Andri Magnason is interviewed in this article in Washington Post from today. Strange mixup of Rome and the Titanic. Must have been an attempt to be poetic. Here is the article: 

Global Financial Crisis Fells Iceland Government

Protests in Reykjavik, Other Capitals Grow as Savings and Jobs Vanish

  • By Mary Jordan
  • Washington Post Foreign Service 
  • Tuesday, January 27, 2009; Page A12

LONDON, Jan. 26 — Iceland’s coalition government collapsed Monday, the first government to fall as a direct result of the global economic turmoil.

Prime Minister Geir Haarde said he and his cabinet would resign immediately. As personal savings have been wiped out and joblessness has soared, Icelanders — once among the world’s wealthiest people — have taken to the streets in protest, banging pots and pans and throwing eggs and toilet paper at Haarde and other parliamentary leaders.

Protests have mounted throughout Europe, where the political backlash to the crisis is growing. In Ireland, Britain, Spain and other countries where bankruptcies and home foreclosures are rising, polls show that approval ratings of leaders are sinking. In Eastern Europe and Greece, where there is less of a government safety net, protesters have spilled onto the streets by the thousands. Last month’s collapse of the Belgian government, which had been wrestling with long-standing conflicts, was also hastened by the banking crisis, analysts said.

Perhaps nowhere has the economic crash been more spectacular than Iceland, an island with 300,000 residents on the edge of the Arctic Circle. Last fall, its largest banks went bust and the value of its currency plummeted. In recent days, protests intensified as no leader took responsibility for the crash, prompting police to use tear gas for the first time in half a century.

People felt that the government was “playing the violin while the Titanic was sinking,” best-selling Icelandic author Andri Snær Magnason said in a telephone interview from Reykjavik, the capital. “Everybody who has a loan is paying 20 percent interest,” and even those who own modest homes find their salaries cannot cover what is owed, he said.

Haarde announced Friday that he would call early elections and said he would step down. He cited health reasons and said doctors were treating him for cancer.

But ahead of those planned elections, Haarde’s Independence Party could not come to terms with the Social Democrats, its main partner in the two-year-old coalition that was scheduled to stay in power until 2011.

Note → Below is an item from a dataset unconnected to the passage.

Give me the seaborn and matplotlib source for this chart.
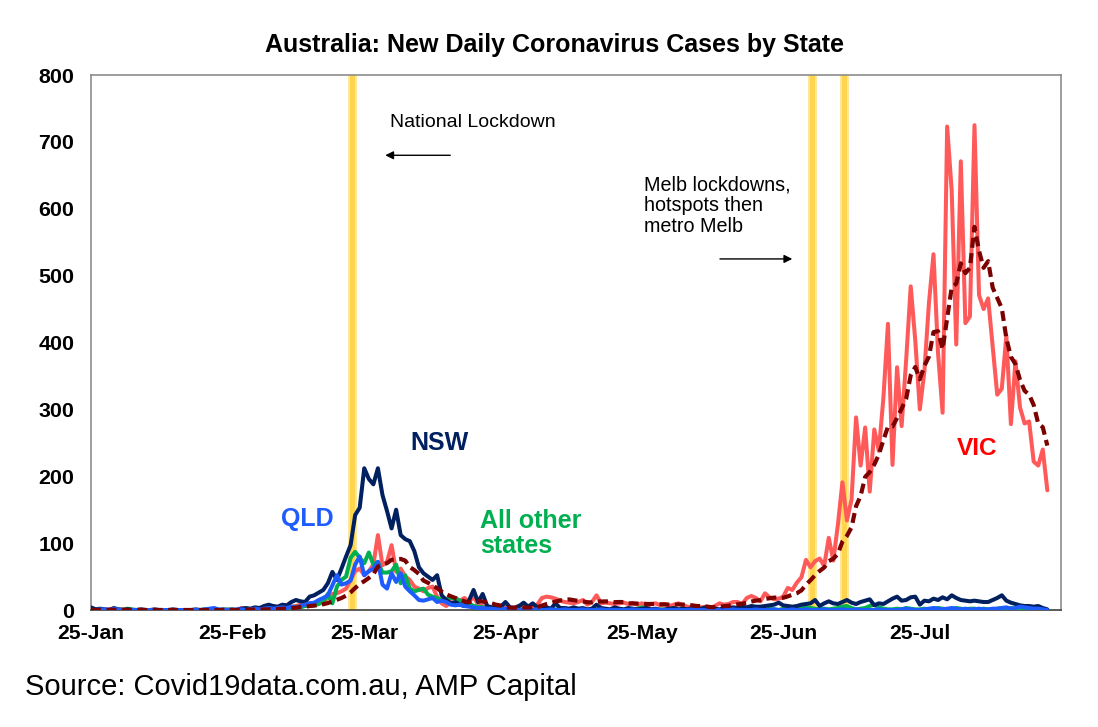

The Social Democrats have called for the firing of the central bank governor and for closer ties with the rest of Europe. The nation had purposefully sought to stay outside the European Union but now many believe that if Iceland had the euro as its currency instead of the krona, this crisis would not be so severe.

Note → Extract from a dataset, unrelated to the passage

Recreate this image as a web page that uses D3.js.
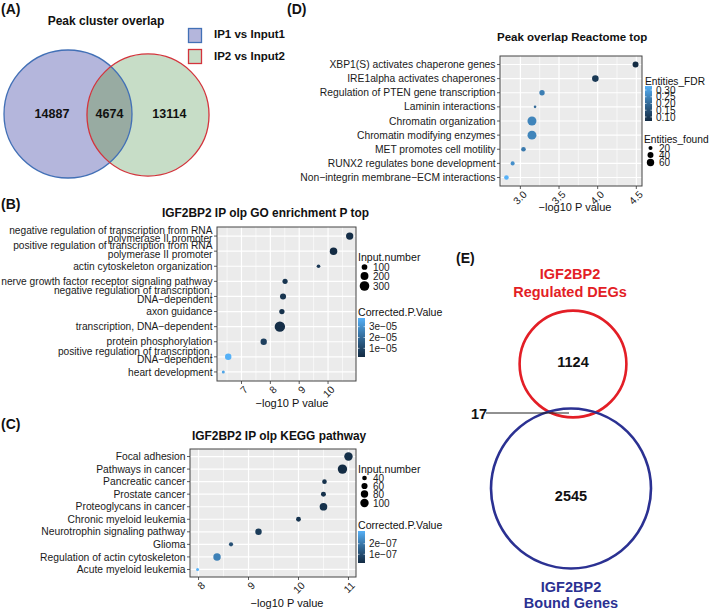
<!DOCTYPE html>
<html>
<head>
<meta charset="utf-8">
<script src="https://cdn.jsdelivr.net/npm/d3@7"></script>
<style>
  body { margin: 0; background: #fff; }
  svg { display: block; font-family: "Liberation Sans", Arial, sans-serif; }
</style>
</head>
<body>
<div id="chart"></div>
<script>
const width = 709, height = 610;

// (A) peak cluster overlap : only left, both, only right
const vennAsets = ["IP1 vs Input1", "IP2 vs Input2"];
const vennAcounts = [14887, 4674, 13114];

// (B) GO enrichment
const goTerms = [
  "negative regulation of transcription from RNA\npolymerase II promoter",
  "positive regulation of transcription from RNA\npolymerase II promoter",
  "actin cytoskeleton organization",
  "nerve growth factor receptor signaling pathway",
  "negative regulation of transcription,\nDNA−dependent",
  "axon guidance",
  "transcription, DNA−dependent",
  "protein phosphorylation",
  "positive regulation of transcription,\nDNA−dependent",
  "heart development"
];
const goLogP = [10.75, 10.19, 9.67, 8.51, 8.44, 8.40, 8.33, 7.77, 6.54, 6.37];
const goInput = [170, 180, 35, 80, 115, 85, 355, 125, 130, 20];
const goPadj = [0.3e-5, 0.2e-5, 0.6e-5, 0.5e-5, 0.5e-5, 0.4e-5, 0.3e-5, 0.8e-5, 3.8e-5, 3.5e-5];
const goXticks = [7, 8, 9, 10];
const goSizeBreaks = [100, 200, 300];
const goColBreaks = [3e-5, 2e-5, 1e-5];
const goColLabels = ["3e−05", "2e−05", "1e−05"];

// (C) KEGG pathway
const keggTerms = [
  "Focal adhesion", "Pathways in cancer", "Pancreatic cancer", "Prostate cancer",
  "Proteoglycans in cancer", "Chronic myeloid leukemia", "Neurotrophin signaling pathway",
  "Glioma", "Regulation of actin cytoskeleton", "Acute myeloid leukemia"
];
const keggLogP = [11.0, 10.88, 10.52, 10.50, 10.50, 10.0, 9.2, 8.65, 8.37, 7.98];
const keggInput = [100, 121, 40, 44, 85, 42, 64, 35, 81, 25];
const keggPadj = [0.3e-7, 0.18e-7, 0.35e-7, 0.35e-7, 0.35e-7, 0.4e-7, 0.6e-7, 1.1e-7, 2.2e-7, 3.2e-7];
const keggXticks = [8, 9, 10, 11];
const keggSizeBreaks = [40, 60, 80, 100];
const keggColBreaks = [2e-7, 1e-7];
const keggColLabels = ["2e−07", "1e−07"];

// (D) Reactome
const reactTerms = [
  "XBP1(S) activates chaperone genes", "IRE1alpha activates chaperones",
  "Regulation of PTEN gene transcription", "Laminin interactions",
  "Chromatin organization", "Chromatin modifying enzymes", "MET promotes cell motility",
  "RUNX2 regulates bone development", "Non−integrin membrane−ECM interactions"
];
const reactLogP = [4.49, 3.97, 3.28, 3.19, 3.15, 3.15, 3.04, 2.90, 2.82];
const reactFound = [40, 48, 33, 10, 87, 86, 25, 20, 25];
const reactFdr = [0.07, 0.10, 0.24, 0.20, 0.25, 0.25, 0.23, 0.27, 0.33];
const reactXticks = [3.0, 3.5, 4.0, 4.5];
const reactSizeBreaks = [20, 40, 60];
const reactColBreaks = [0.30, 0.25, 0.20, 0.15, 0.10];

// (E) DEGs vs bound genes : only regulated, both, only bound
const vennEsets = ["IGF2BP2\nRegulated DEGs", "IGF2BP2\nBound Genes"];
const vennEcounts = [1124, 17, 2545];

const svg = d3.select("#chart").append("svg")
    .attr("width", width).attr("height", height);
const defs = svg.append("defs");

function label(txt, x, y, size, opts = {}) {
  return svg.append("text").attr("x", x).attr("y", y)
    .attr("font-size", size).attr("font-weight", opts.bold ? "bold" : null)
    .attr("text-anchor", opts.anchor || "start")
    .attr("fill", opts.fill || "#111").text(txt);
}

// panel letters
label("(A)", 1, 14, 14, {bold: true});
label("(D)", 287, 14, 14, {bold: true});
label("(B)", 1, 209, 14, {bold: true});
label("(C)", 1, 429, 14, {bold: true});
label("(E)", 456, 263, 14, {bold: true});

// ---------- (A) venn ----------
{
  const tot = [vennAcounts[0] + vennAcounts[1], vennAcounts[2] + vennAcounts[1]];
  const r = d3.scaleSqrt().domain([0, d3.max(tot)]).range([0, 64]);
  const c1 = [68, 114], c2 = [148, 115];
  const r1 = r(tot[0]), r2 = r(tot[1]);
  const fills = ["#b4b6dc", "#c7ddc7"], strokes = ["#4270b6", "#d3343c"];

  defs.append("clipPath").attr("id", "clipA")
    .append("circle").attr("cx", c1[0]).attr("cy", c1[1]).attr("r", r1);

  svg.append("circle").attr("cx", c1[0]).attr("cy", c1[1]).attr("r", r1).attr("fill", fills[0]);
  svg.append("circle").attr("cx", c2[0]).attr("cy", c2[1]).attr("r", r2).attr("fill", fills[1]);
  svg.append("circle").attr("cx", c2[0]).attr("cy", c2[1]).attr("r", r2)
    .attr("fill", "#98aba2").attr("clip-path", "url(#clipA)");
  svg.append("circle").attr("cx", c1[0]).attr("cy", c1[1]).attr("r", r1)
    .attr("fill", "none").attr("stroke", strokes[0]).attr("stroke-width", 1.3);
  svg.append("circle").attr("cx", c2[0]).attr("cy", c2[1]).attr("r", r2)
    .attr("fill", "none").attr("stroke", strokes[1]).attr("stroke-width", 1.3);

  const nx = [c1[0] - r1 * 0.25, (c2[0] - r2 + c1[0] + r1) / 2, c2[0] + r2 * 0.35];
  vennAcounts.forEach((v, i) => label(d3.format("d")(v), nx[i], 118, 12.5, {bold: true, anchor: "middle"}));

  label("Peak cluster overlap", 106, 25, 12, {bold: true, anchor: "middle"});

  vennAsets.forEach((s, i) => {
    svg.append("rect").attr("x", 188.5).attr("y", 28.5 + i * 21).attr("width", 13).attr("height", 14)
      .attr("fill", fills[i]).attr("stroke", strokes[i]).attr("stroke-width", 1.3);
    label(s, 214, 38 + i * 21.5, 11.5, {bold: true});
  });
}

// ---------- dot plots ----------
function dotPanel(o) {
  const [bx0, by0, bx1, by1] = o.box;
  const [a, b] = d3.extent(o.xs), pad = (b - a) * 0.05;
  const x = d3.scaleLinear().domain([a - pad, b + pad]).range([bx0, bx1]);
  const y = d3.scalePoint().domain(o.cats).range([by0, by1]).padding(0.6);
  const area = d3.scaleLinear().domain(d3.extent(o.ns)).range([o.r[0] ** 2, o.r[1] ** 2]);
  const rad = v => Math.sqrt(Math.max(0.1, area(v)));
  const cdom = d3.extent(o.ps);
  const col = d3.scaleLinear().domain(cdom).range(["#132B43", "#56B1F7"]).interpolate(d3.interpolateLab);

  const g = svg.append("g");
  g.append("rect").attr("x", bx0).attr("y", by0).attr("width", bx1 - bx0).attr("height", by1 - by0)
    .attr("fill", "#ebebeb");

  const step = o.xticks[1] - o.xticks[0];
  const minor = d3.range(o.xticks[0] - step * 2.5, o.xticks[o.xticks.length - 1] + step * 2, step)
    .filter(v => v > x.domain()[0] && v < x.domain()[1]);
  g.selectAll(".minor").data(minor).join("line")
    .attr("x1", d => x(d)).attr("x2", d => x(d)).attr("y1", by0).attr("y2", by1)
    .attr("stroke", "#fff").attr("stroke-width", 0.6);
  g.selectAll(".vmaj").data(o.xticks).join("line")
    .attr("x1", d => x(d)).attr("x2", d => x(d)).attr("y1", by0).attr("y2", by1)
    .attr("stroke", "#fff").attr("stroke-width", 1.2);
  g.selectAll(".hmaj").data(o.cats).join("line")
    .attr("x1", bx0).attr("x2", bx1).attr("y1", d => y(d)).attr("y2", d => y(d))
    .attr("stroke", "#fff").attr("stroke-width", 1.2);

  g.selectAll(".dot").data(o.cats).join("circle")
    .attr("cx", (d, i) => x(o.xs[i])).attr("cy", d => y(d))
    .attr("r", (d, i) => rad(o.ns[i])).attr("fill", (d, i) => col(o.ps[i]));

  g.append("rect").attr("x", bx0).attr("y", by0).attr("width", bx1 - bx0).attr("height", by1 - by0)
    .attr("fill", "none").attr("stroke", "#444").attr("stroke-width", 1);

  // y axis
  g.selectAll(".yt").data(o.cats).join("line")
    .attr("x1", bx0 - 3).attr("x2", bx0).attr("y1", d => y(d)).attr("y2", d => y(d))
    .attr("stroke", "#333").attr("stroke-width", 0.8);
  o.cats.forEach(c => {
    const lines = c.split("\n");
    const t = g.append("text").attr("text-anchor", "end").attr("font-size", o.fs).attr("fill", "#1a1a1a");
    const y0 = y(c) + 3.6 - (lines.length - 1) * 5.6;
    lines.forEach((l, i) => t.append("tspan").attr("x", bx0 - 4.5).attr("y", y0 + i * 8.4).text(l));
  });

  // x axis
  g.selectAll(".xt").data(o.xticks).join("line")
    .attr("x1", d => x(d)).attr("x2", d => x(d)).attr("y1", by1).attr("y2", by1 + 3)
    .attr("stroke", "#333").attr("stroke-width", 0.8);
  g.selectAll(".xl").data(o.xticks).join("text")
    .attr("transform", d => `translate(${x(d) + 2},${by1 + 4}) rotate(-45)`)
    .attr("dy", "0.71em").attr("text-anchor", "end")
    .attr("font-size", o.fs).attr("fill", "#1a1a1a").text(o.xfmt);
  label("−log10 P value", o.xtitle[0], o.xtitle[1], 11, {anchor: "middle"});

  label(o.title, o.titlePos[0], o.titlePos[1], o.tfs, {bold: true});

  // colour legend
  const cl = o.colLeg;
  label(cl.title, cl.x, cl.ty, o.lfs);
  const gid = "grad" + o.id;
  const grad = defs.append("linearGradient").attr("id", gid)
    .attr("x1", 0).attr("y1", 1).attr("x2", 0).attr("y2", 0);
  d3.range(0, 1.01, 0.1).forEach(t => grad.append("stop")
    .attr("offset", t).attr("stop-color", col(cdom[0] + t * (cdom[1] - cdom[0]))));
  svg.append("rect").attr("x", cl.x).attr("y", cl.y0).attr("width", 7).attr("height", cl.y1 - cl.y0)
    .attr("fill", `url(#${gid})`);
  const cy = d3.scaleLinear().domain(cdom).range([cl.y1, cl.y0]);
  cl.breaks.forEach((v, i) => {
    svg.append("line").attr("x1", cl.x).attr("x2", cl.x + 1.5).attr("y1", cy(v)).attr("y2", cy(v))
      .attr("stroke", "#fff").attr("stroke-width", 0.6);
    svg.append("line").attr("x1", cl.x + 5.5).attr("x2", cl.x + 7).attr("y1", cy(v)).attr("y2", cy(v))
      .attr("stroke", "#fff").attr("stroke-width", 0.6);
    label(cl.labels[i], cl.x + 11, cy(v) + 3.6, 10, {fill: "#1a1a1a"});
  });

  // size legend
  const sl = o.sizeLeg;
  label(sl.title, sl.x, sl.ty, o.lfs);
  sl.breaks.forEach((v, i) => {
    svg.append("circle").attr("cx", sl.x + 6.5).attr("cy", sl.keys[i]).attr("r", rad(v)).attr("fill", "#000");
    label(d3.format("d")(v), sl.x + 15, sl.keys[i] + 3.6, 10, {fill: "#1a1a1a"});
  });
}

dotPanel({
  id: "D", box: [500, 56, 642, 186], cats: reactTerms, xs: reactLogP, ns: reactFound, ps: reactFdr,
  r: [1.3, 4.5], fs: 10.3, tfs: 11.5, lfs: 10.2, xticks: reactXticks, xfmt: d3.format(".1f"),
  xtitle: [575, 211], title: "Peak overlap Reactome top", titlePos: [497, 41],
  colLeg: {title: "Entities_FDR", x: 645, ty: 85, y0: 86, y1: 121, breaks: reactColBreaks,
           labels: reactColBreaks.map(d3.format(".2f"))},
  sizeLeg: {title: "Entities_found", x: 644, ty: 143, breaks: reactSizeBreaks, keys: [148, 155, 162.5]}
});

dotPanel({
  id: "B", box: [217, 227, 356, 381], cats: goTerms, xs: goLogP, ns: goInput, ps: goPadj,
  r: [1.5, 5.2], fs: 10.2, tfs: 11.9, lfs: 10.6, xticks: goXticks, xfmt: d3.format("d"),
  xtitle: [292, 407], title: "IGF2BP2 IP olp GO enrichment P top", titlePos: [162, 216.5],
  colLeg: {title: "Corrected.P.Value", x: 358, ty: 316, y0: 318, y1: 357, breaks: goColBreaks, labels: goColLabels},
  sizeLeg: {title: "Input.number", x: 358, ty: 261, breaks: goSizeBreaks, keys: [267, 276, 286]}
});

dotPanel({
  id: "C", box: [190, 449, 356, 577], cats: keggTerms, xs: keggLogP, ns: keggInput, ps: keggPadj,
  r: [1.5, 4.7], fs: 10.3, tfs: 11.9, lfs: 10.6, xticks: keggXticks, xfmt: d3.format("d"),
  xtitle: [287, 607], title: "IGF2BP2 IP olp KEGG pathway", titlePos: [192, 439.5],
  colLeg: {title: "Corrected.P.Value", x: 358, ty: 529, y0: 531, y1: 563, breaks: keggColBreaks, labels: keggColLabels},
  sizeLeg: {title: "Input.number", x: 358, ty: 473, breaks: keggSizeBreaks, keys: [478, 486, 494, 503]}
});

// ---------- (E) venn ----------
{
  const tot = [vennEcounts[0] + vennEcounts[1], vennEcounts[2] + vennEcounts[1]];
  const r = d3.scaleSqrt().domain([0, d3.max(tot)]).range([0, 80]);
  const cRed = [573, 364], cBlue = [571, 488.5];
  const red = "#e31e26", blue = "#2b3192";
  svg.append("circle").attr("cx", cRed[0]).attr("cy", cRed[1]).attr("r", r(tot[0]))
    .attr("fill", "none").attr("stroke", red).attr("stroke-width", 2.6);
  svg.append("circle").attr("cx", cBlue[0]).attr("cy", cBlue[1]).attr("r", r(tot[1]))
    .attr("fill", "none").attr("stroke", blue).attr("stroke-width", 2.6);

  label(d3.format("d")(vennEcounts[0]), cRed[0], 367, 14.5, {bold: true, anchor: "middle"});
  label(d3.format("d")(vennEcounts[2]), cBlue[0], 501, 14.5, {bold: true, anchor: "middle"});
  label(d3.format("d")(vennEcounts[1]), 479, 419, 14.5, {bold: true, anchor: "middle"});
  svg.append("line").attr("x1", 486).attr("x2", 569).attr("y1", 413).attr("y2", 413)
    .attr("stroke", "#222").attr("stroke-width", 1);

  const [t1, t2] = vennEsets[0].split("\n");
  label(t1, 570, 279, 14.5, {bold: true, anchor: "middle", fill: red});
  label(t2, 570, 296.5, 14.5, {bold: true, anchor: "middle", fill: red});
  const [b1, b2] = vennEsets[1].split("\n");
  label(b1, 571, 591.5, 14.5, {bold: true, anchor: "middle", fill: blue});
  label(b2, 571, 607.5, 14.5, {bold: true, anchor: "middle", fill: blue});
}
</script>
</body>
</html>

Foreign Minister Ingibjorg Gisladottir, head of the Social Democratic Alliance party, is expected to start talks immediately with smaller parties in an attempt to form a new government that would rule until the new election. She has been receiving treatment for a brain tumor and said she does not want to be prime minister. 

“Iceland is certainly leading the way of the social protests and the political fallouts,” said Simon Johnson, former chief economist at the International Monetary Fund and senior fellow at the Peterson Institute for International Economics in Washington. “I think it’s going to spread; we’re in a phase now we’re beginning to see all the political fallout.”

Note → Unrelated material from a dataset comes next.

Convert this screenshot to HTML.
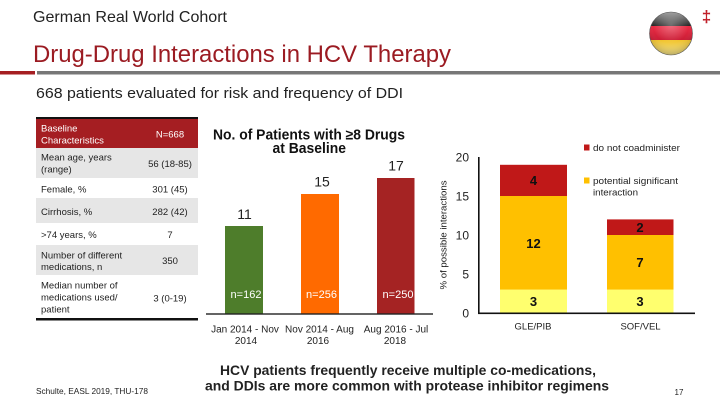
<!DOCTYPE html>
<html><head><meta charset="utf-8"><style>
html,body{margin:0;padding:0;background:#fff;width:720px;height:405px;overflow:hidden}
svg{display:block}
text{font-family:"Liberation Sans",Arial,sans-serif}
</style></head><body>
<svg width="720" height="405" viewBox="0 0 720 405" xmlns="http://www.w3.org/2000/svg">
<defs>
<clipPath id="fc"><circle cx="671" cy="33.5" r="21.5"/></clipPath>
<radialGradient id="gl" cx="0.5" cy="0.3" r="0.7">
<stop offset="0" stop-color="#fff" stop-opacity="0.35"/>
<stop offset="0.6" stop-color="#fff" stop-opacity="0.05"/>
<stop offset="1" stop-color="#000" stop-opacity="0.25"/>
</radialGradient>
<linearGradient id="blk" x1="0" y1="0" x2="0" y2="1">
<stop offset="0" stop-color="#9a9a9a"/><stop offset="1" stop-color="#1a1a1a"/>
</linearGradient>
<linearGradient id="red" x1="0" y1="0" x2="0" y2="1">
<stop offset="0" stop-color="#e8203a"/><stop offset="1" stop-color="#c8102a"/>
</linearGradient>
<linearGradient id="gld" x1="0" y1="0" x2="0" y2="1">
<stop offset="0" stop-color="#f0c020"/><stop offset="1" stop-color="#f8e890"/>
</linearGradient>
</defs>

<!-- header -->
<text x="33" y="22" font-size="16" fill="#222" textLength="194" lengthAdjust="spacingAndGlyphs">German Real World Cohort</text>
<text x="33" y="62" font-size="24" fill="#9b1b22" textLength="418" lengthAdjust="spacingAndGlyphs">Drug-Drug Interactions in HCV Therapy</text>
<rect x="0" y="71" width="35" height="3.5" fill="#a51e22"/>
<rect x="37" y="71" width="683" height="3.5" fill="#777"/>
<text x="36" y="98" font-size="15" fill="#222" textLength="367" lengthAdjust="spacingAndGlyphs">668 patients evaluated for risk and frequency of DDI</text>

<!-- flag -->
<g clip-path="url(#fc)">
<rect x="649" y="11" width="44" height="15" fill="url(#blk)"/>
<rect x="649" y="26" width="44" height="14" fill="url(#red)"/>
<rect x="649" y="40" width="44" height="16" fill="url(#gld)"/>
<circle cx="671" cy="33.5" r="21.5" fill="url(#gl)"/>
</g>
<circle cx="671" cy="33.5" r="21.5" fill="none" stroke="#555" stroke-width="0.6"/>
<text x="706.5" y="22" font-size="17" font-weight="bold" fill="#c0202a" text-anchor="middle">‡</text>

<!-- table -->
<rect x="36" y="117" width="162" height="2" fill="#111"/>
<rect x="36" y="119" width="162" height="29" fill="#a51e22"/>
<rect x="36" y="148" width="162" height="30" fill="#e6e6e6"/>
<rect x="36" y="198" width="162" height="25" fill="#e6e6e6"/>
<rect x="36" y="245" width="162" height="30" fill="#e6e6e6"/>
<rect x="36" y="318" width="162" height="2.5" fill="#111"/>
<g font-size="9.5" fill="#fff">
<text x="41" y="131.5">Baseline</text>
<text x="41" y="143.3">Characteristics</text>
<text x="170" y="137.3" text-anchor="middle">N=668</text>
</g>
<g font-size="9.5" fill="#222">
<text x="41" y="160.7">Mean age, years</text>
<text x="41" y="172.5">(range)</text>
<text x="170" y="167" text-anchor="middle">56 (18-85)</text>
<text x="41" y="192.5">Female, %</text>
<text x="170" y="192.5" text-anchor="middle">301 (45)</text>
<text x="41" y="215">Cirrhosis, %</text>
<text x="170" y="215" text-anchor="middle">282 (42)</text>
<text x="41" y="238">&gt;74 years, %</text>
<text x="170" y="238" text-anchor="middle">7</text>
<text x="41" y="258.3">Number of different</text>
<text x="41" y="270">medications, n</text>
<text x="170" y="264" text-anchor="middle">350</text>
<text x="41" y="288.3">Median number of</text>
<text x="41" y="300.3">medications used/</text>
<text x="41" y="312.5">patient</text>
<text x="170" y="301.5" text-anchor="middle">3 (0-19)</text>
</g>

<!-- chart 1 -->
<text x="213" y="139.5" font-size="14.5" font-weight="bold" fill="#111" textLength="192" lengthAdjust="spacingAndGlyphs">No. of Patients with ≥8 Drugs</text>
<text x="272.5" y="152.8" font-size="14.5" font-weight="bold" fill="#111" textLength="73.5" lengthAdjust="spacingAndGlyphs">at Baseline</text>
<rect x="225" y="226" width="38" height="88" fill="#4e7d2b"/>
<rect x="301" y="194" width="38" height="120" fill="#ff6a00"/>
<rect x="377" y="178" width="37.5" height="136" fill="#a52323"/>
<rect x="206" y="313.3" width="227" height="1.4" fill="#222"/>
<g font-size="14" fill="#222" text-anchor="middle">
<text x="244.5" y="219">11</text>
<text x="322" y="186.5">15</text>
<text x="396" y="170.5">17</text>
</g>
<g font-size="11" fill="#fff" text-anchor="middle">
<text x="246" y="298">n=162</text>
<text x="321.5" y="298">n=256</text>
<text x="398" y="298">n=250</text>
</g>
<g font-size="10" fill="#222" text-anchor="middle">
<text x="245" y="332.5">Jan 2014 - Nov</text>
<text x="246" y="344">2014</text>
<text x="319.5" y="332.5">Nov 2014 - Aug</text>
<text x="318" y="344">2016</text>
<text x="396" y="332.5">Aug 2016 - Jul</text>
<text x="395" y="344">2018</text>
</g>

<!-- chart 2 -->
<text transform="translate(446.5,235) rotate(-90)" font-size="9.5" fill="#222" text-anchor="middle" textLength="109" lengthAdjust="spacingAndGlyphs">% of possible interactions</text>
<g font-size="12" fill="#222" text-anchor="end">
<text x="469" y="161.5">20</text>
<text x="469" y="200.5">15</text>
<text x="469" y="239.5">10</text>
<text x="469" y="278.5">5</text>
<text x="469" y="317.5">0</text>
</g>
<!-- GLE/PIB -->
<rect x="500" y="289.6" width="67" height="23.4" fill="#ffff6e"/>
<rect x="500" y="196" width="67" height="93.6" fill="#ffc000"/>
<rect x="500" y="164.8" width="67" height="31.2" fill="#c01818"/>
<!-- SOF/VEL -->
<rect x="607" y="289.6" width="66.5" height="23.4" fill="#ffff6e"/>
<rect x="607" y="235" width="66.5" height="54.6" fill="#ffc000"/>
<rect x="607" y="219.4" width="66.5" height="15.6" fill="#c01818"/>
<rect x="478" y="157" width="1.6" height="157" fill="#111"/>
<rect x="478" y="312.5" width="217" height="1.6" fill="#111"/>
<g font-size="13" font-weight="bold" fill="#111" text-anchor="middle">
<text x="533.5" y="185">4</text>
<text x="533.5" y="248">12</text>
<text x="533.5" y="306">3</text>
<text x="640" y="232">2</text>
<text x="640" y="267">7</text>
<text x="640" y="306">3</text>
</g>
<g font-size="9.5" fill="#222" text-anchor="middle">
<text x="533" y="329.5">GLE/PIB</text>
<text x="640.5" y="329.5">SOF/VEL</text>
</g>
<!-- legend -->
<rect x="584" y="144.5" width="5.5" height="6" fill="#c01818"/>
<text x="593" y="151" font-size="9.5" fill="#222" textLength="87" lengthAdjust="spacingAndGlyphs">do not coadminister</text>
<rect x="584" y="177.5" width="5.5" height="6" fill="#ffc000"/>
<text x="593" y="184" font-size="9.5" fill="#222" textLength="85" lengthAdjust="spacingAndGlyphs">potential significant</text>
<text x="593" y="195.5" font-size="9.5" fill="#222" textLength="45" lengthAdjust="spacingAndGlyphs">interaction</text>

<!-- footer -->
<text x="36" y="394" font-size="8" fill="#222" textLength="112" lengthAdjust="spacingAndGlyphs">Schulte, EASL 2019, THU-178</text>
<text x="408" y="375" font-size="13.5" font-weight="bold" fill="#222" text-anchor="middle" textLength="376" lengthAdjust="spacingAndGlyphs">HCV patients frequently receive multiple co-medications,</text>
<text x="407" y="390.5" font-size="13.5" font-weight="bold" fill="#222" text-anchor="middle" textLength="404" lengthAdjust="spacingAndGlyphs">and DDIs are more common with protease inhibitor regimens</text>
<text x="679" y="395" font-size="8" fill="#222" text-anchor="middle">17</text>
</svg>
</body></html>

Simon Tilford, chief economist at the Center for European Reform, said the severity of the economic downturn in Britain has “ended any chance” that Gordon Brown’s Labor government will be reelected when he calls elections sometime before mid-2010.

Iceland’s economy is forecast to shrink by almost 10 percent this year. Its banks, which had expanded into global powerhouses, had embraced risky investments that far exceeded the reserves of the nation’s central bank. The country was forced to accept a bailout from the IMF.

Staff writer Anthony Faiola in Washington and special correspondent Karla Adam in London contributed to this report.